Legislative Council - Fifty-Third Parliament, Second Session (53-2)
2017-05-09 Daily Xml

Contents

Wastewater Discharge

The Hon. I.K. HUNTER (Minister for Sustainability, Environment and Conservation, Minister for Water and the River Murray, Minister for Climate Change) (16:13): I seek the leave of the council to correct the record. In my last answer, I gave the council some misleading information. In my answer to the Hon. Mr Parnell I told him that the amount of nitrogen that has been reduced and discharged to the gulf from SA Water plants is 75 per cent. That is incorrect and, in fact, it is 80 per cent.
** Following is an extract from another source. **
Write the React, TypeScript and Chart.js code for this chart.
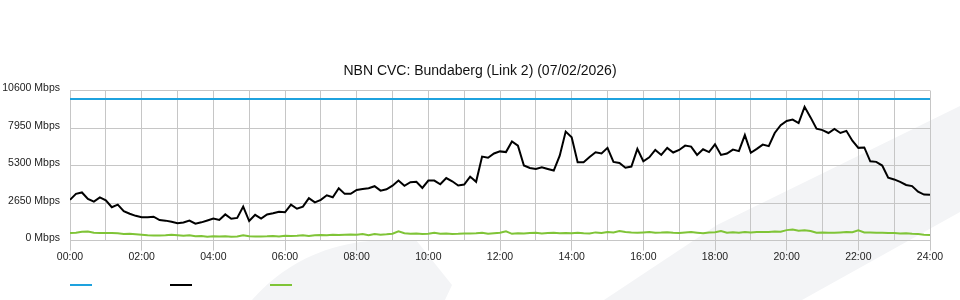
import React, { useEffect, useRef } from 'react';
import { Chart, registerables } from 'chart.js';

Chart.register(...registerables);

const TITLE = 'NBN CVC: Bundaberg (Link 2) (07/02/2026)';
const SAMPLE_MINUTES = 10;
const X_MIN_HOUR = 0;
const X_MAX_HOUR = 24;
const Y_MAX = 10600;
const Y_STEP = 2650;

const CAPACITY_HOURS = [0, 24];
const CAPACITY_MBPS = [10000, 10000];

const USAGE_MBPS = [
  2880, 3300, 3400, 2950, 2750, 3050, 2850,
  2360, 2540, 2080, 1900, 1750, 1650,
  1650, 1690, 1450, 1410, 1330, 1230,
  1280, 1410, 1190, 1290, 1420, 1560,
  1460, 1850, 1540, 1600, 2400, 1380,
  1820, 1550, 1850, 1930, 2040, 2000,
  2540, 2250, 2400, 3000, 2700, 2880,
  3200, 3060, 3700, 3300, 3300, 3580,
  3640, 3700, 3840, 3530, 3620, 3880,
  4240, 3870, 4120, 4150, 3720, 4240,
  4240, 3980, 4420, 4190, 3890, 3960,
  4520, 4150, 5930, 5850, 6150, 6300,
  6250, 7000, 6700, 5300, 5130, 5060,
  5180, 5060, 4950, 6000, 7700, 7300,
  5540, 5540, 5900, 6240, 6150, 6550,
  5560, 5480, 5150, 5230, 6480, 5600,
  5880, 6400, 6050, 6550, 6220, 6400,
  6710, 6640, 6050, 6450, 6250, 6800,
  6050, 6150, 6430, 6320, 7450, 6200,
  6480, 6780, 6670, 7600, 8150, 8450,
  8550, 8300, 9450, 8700, 7900, 7800,
  7600, 7880, 7600, 7750, 7050, 6550,
  6580, 5600, 5560, 5300, 4450, 4320,
  4150, 3930, 3850, 3450, 3250, 3230,
];

const OUT_MBPS = [
  540, 560, 630, 640, 560, 540, 540,
  540, 520, 470, 480, 450, 420,
  380, 360, 360, 370, 420, 380,
  340, 380, 300, 330, 280, 300,
  290, 300, 280, 290, 380, 300,
  290, 290, 300, 320, 290, 340,
  330, 340, 370, 320, 380, 400,
  380, 420, 390, 410, 430, 420,
  470, 380, 470, 420, 450, 490,
  650, 520, 480, 500, 470, 490,
  560, 480, 500, 470, 480, 500,
  510, 520, 560, 480, 520, 550,
  650, 480, 520, 500, 530, 560,
  500, 530, 560, 520, 540, 520,
  560, 520, 510, 580, 540, 600,
  580, 680, 600, 570, 560, 580,
  600, 560, 570, 590, 560, 540,
  580, 600, 560, 520, 570, 590,
  680, 560, 590, 560, 600, 570,
  600, 600, 600, 650, 620, 740,
  780, 700, 730, 680, 560, 580,
  560, 560, 580, 600, 590, 720,
  580, 580, 560, 560, 540, 530,
  500, 520, 480, 460, 420, 400,
];

const COLOR_CAPACITY = '#1ea2de';
const COLOR_USAGE = '#000000';
const COLOR_OUT = '#7fc437';
const GRID = '#c6c6c6';
const TEXT = '#222222';

const legendLines = {
  id: 'legendLines',
  afterDraw(chart: any) {
    const { ctx, chartArea } = chart;
    chart.data.datasets.forEach((ds: any, i: number) => {
      ctx.save();
      ctx.fillStyle = ds.borderColor;
      ctx.fillRect(chartArea.left + i * 100, chart.height - 16, 22, 2);
      ctx.restore();
    });
  },
};

function pad2(n: number) {
  return String(n).padStart(2, '0');
}

export default function App() {
  const ref = useRef<HTMLCanvasElement | null>(null);

  useEffect(() => {
    if (!ref.current) return;
    Chart.defaults.font.family = '"Liberation Sans", Arial, Helvetica, sans-serif';
    const toPoints = (arr: number[]) =>
      arr.map((v, i) => ({ x: (i * SAMPLE_MINUTES) / 60, y: v }));
    const chart = new Chart(ref.current, {
      type: 'line',
      data: {
        datasets: [
          {
            label: '',
            data: CAPACITY_HOURS.map((h, i) => ({ x: h, y: CAPACITY_MBPS[i] })),
            borderColor: COLOR_CAPACITY,
            backgroundColor: COLOR_CAPACITY,
            borderWidth: 2,
            pointRadius: 0,
            tension: 0,
          },
          {
            label: '',
            data: toPoints(USAGE_MBPS),
            borderColor: COLOR_USAGE,
            backgroundColor: COLOR_USAGE,
            borderWidth: 2,
            pointRadius: 0,
            tension: 0,
          },
          {
            label: '',
            data: toPoints(OUT_MBPS),
            borderColor: COLOR_OUT,
            backgroundColor: COLOR_OUT,
            borderWidth: 2,
            pointRadius: 0,
            tension: 0,
          },
        ],
      },
      options: {
        responsive: false,
        animation: false,
        layout: { padding: { top: 52, left: 0, right: 0, bottom: 36.8 } },
        plugins: {
          legend: { display: false },
          tooltip: { enabled: false },
          title: {
            display: true,
            text: TITLE,
            color: '#111',
            font: { size: 14, weight: 'normal' },
            padding: { top: 10.5, bottom: 11.2 },
          },
        },
        scales: {
          x: {
            type: 'linear',
            min: X_MIN_HOUR,
            max: X_MAX_HOUR,
            border: { color: GRID },
            grid: {
              color: GRID,
              tickLength: 10,
              tickColor: (c: any) => (c.tick && c.tick.value % 2 === 0 ? GRID : 'rgba(0,0,0,0)'),
            },
            ticks: {
              stepSize: 1,
              autoSkip: false,
              maxRotation: 0,
              padding: 0,
              color: TEXT,
              font: { size: 10.5 },
              callback: (v: any) => (Number(v) % 2 === 0 ? pad2(Number(v)) + ':00' : ''),
            },
          },
          y: {
            min: 0,
            max: Y_MAX,
            border: { color: GRID },
            grid: { color: GRID, drawTicks: false },
            afterFit: (s: any) => {
              s.width = 70;
            },
            ticks: {
              stepSize: Y_STEP,
              padding: 10,
              color: TEXT,
              font: { size: 10.5 },
              labelOffset: -2,
              callback: (v: any) => `${v} Mbps`,
            },
          },
          yRightSpace: {
            position: 'right',
            min: 0,
            max: Y_MAX,
            grid: { display: false, drawTicks: false },
            border: { display: false },
            ticks: { display: false },
            afterFit: (s: any) => {
              s.width = 30;
            },
          },
        },
      },
      plugins: [legendLines],
    } as any);
    return () => chart.destroy();
  }, []);

  return (
    <div style={{ position: 'fixed', left: 0, top: 0, width: 960, height: 300, background: '#fff' }}>
      <svg
        width={960}
        height={300}
        style={{ position: 'absolute', left: 0, top: 0 }}
      >
        <path d="M 252 300 C 280 268 320 245 370 241 L 416 240 L 452 285 L 445 300 Z" fill="#f3f4f6" />
        <path d="M 604 300 L 717 225 L 960 106 L 960 212 L 802 300 Z" fill="#f3f4f6" />
      </svg>
      <canvas ref={ref} width={960} height={300} style={{ position: 'absolute', left: 0, top: 0 }} />
    </div>
  );
}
Just to give a brief background, the EPA has monitored SA Water and put in place some pretty heavy requirements to reduce the amount of nitrogen that goes into the gulf. I am advised that it was 2,776 tonnes of nitrogen per annum in 1998 that was discharged into the gulf. Through some concerted actions of SA Water—I mentioned the Virginia action, the Willunga Basin I did not mention, but I think the Hon. Mark Parnell did, the Christies Beach Wastewater Treatment Plant, the Glenelg to Adelaide Parklands pipeline and also Bolivar and NAIS.

Through the combined actions of those and other programs we have seen a reduction from 2,776 tonnes per annum of nitrogen in 1998 to 525 tonnes in 2015-16—a massive drop, according to the Hon. Mr Dawkins, of over 80 per cent. That does show the contribution and the efforts of SA Water, but I do understand that the EPA has required of SA Water to improve on that target to a target of 300 tonnes per annum for nitrogen by 2030. We have a little bit of time, but I am also advised that the EIP (the Environment Improvement Program), outlining how SA Water will approach that target, must be submitted to the EPA by July of this year.

I do want to say that the Adelaide coastal water quality improvement plan was released in July 2013 on the Environmental Protection Authority's website. The honourable member can find it there, I hope. That plan outlines the long-term strategy, consistent with community expectations, to achieve sustained water quality improvement for Adelaide's coastal waters, and create conditions and see a return of seagrass along the Adelaide coastline.

It will take time for the return of seagrass: it has been somewhat abused for the best part of over a century. I am told, anecdotally (I have not yet seen any scientific reports), that the die-off seems to have halted and in some places is making a comeback, and I look forward to seeing that report in the State of the Environment report in near times.

This plan will need to be updated. It is important to understand that it will be very challenging to get to the target—that's what targets are for. Given that SA Water has reduced the nitrogen component from 2,776 tonnes to 525 tonnes, I have every confidence that, if they apply themselves to this updated target of 300 tonnes, they can achieve it, but I have no doubt it will be expensive and that it will require significant investment and technology in changing their behaviour and practice.

The simplest way to do it would be to reuse the water for irrigation programs. I guess that is why we are concentrating on things like the Virginia pipeline. The NAIS program: my long-term hope and expectation is that we will be able to take it out to the Barossa and connect up with the BIL program in the future, but that is a long-term hope and will require further investment from the federal government as well.

I thank the council for its indulgence: I did need to correct that. Even though there is an improvement, there is a way to go, but SA Water has shown that it can achieve massive reductions in nitrogen discharge, and I think we all will encourage them to make sure that they achieve the 300-tonne limit that has been proposed by the EPA.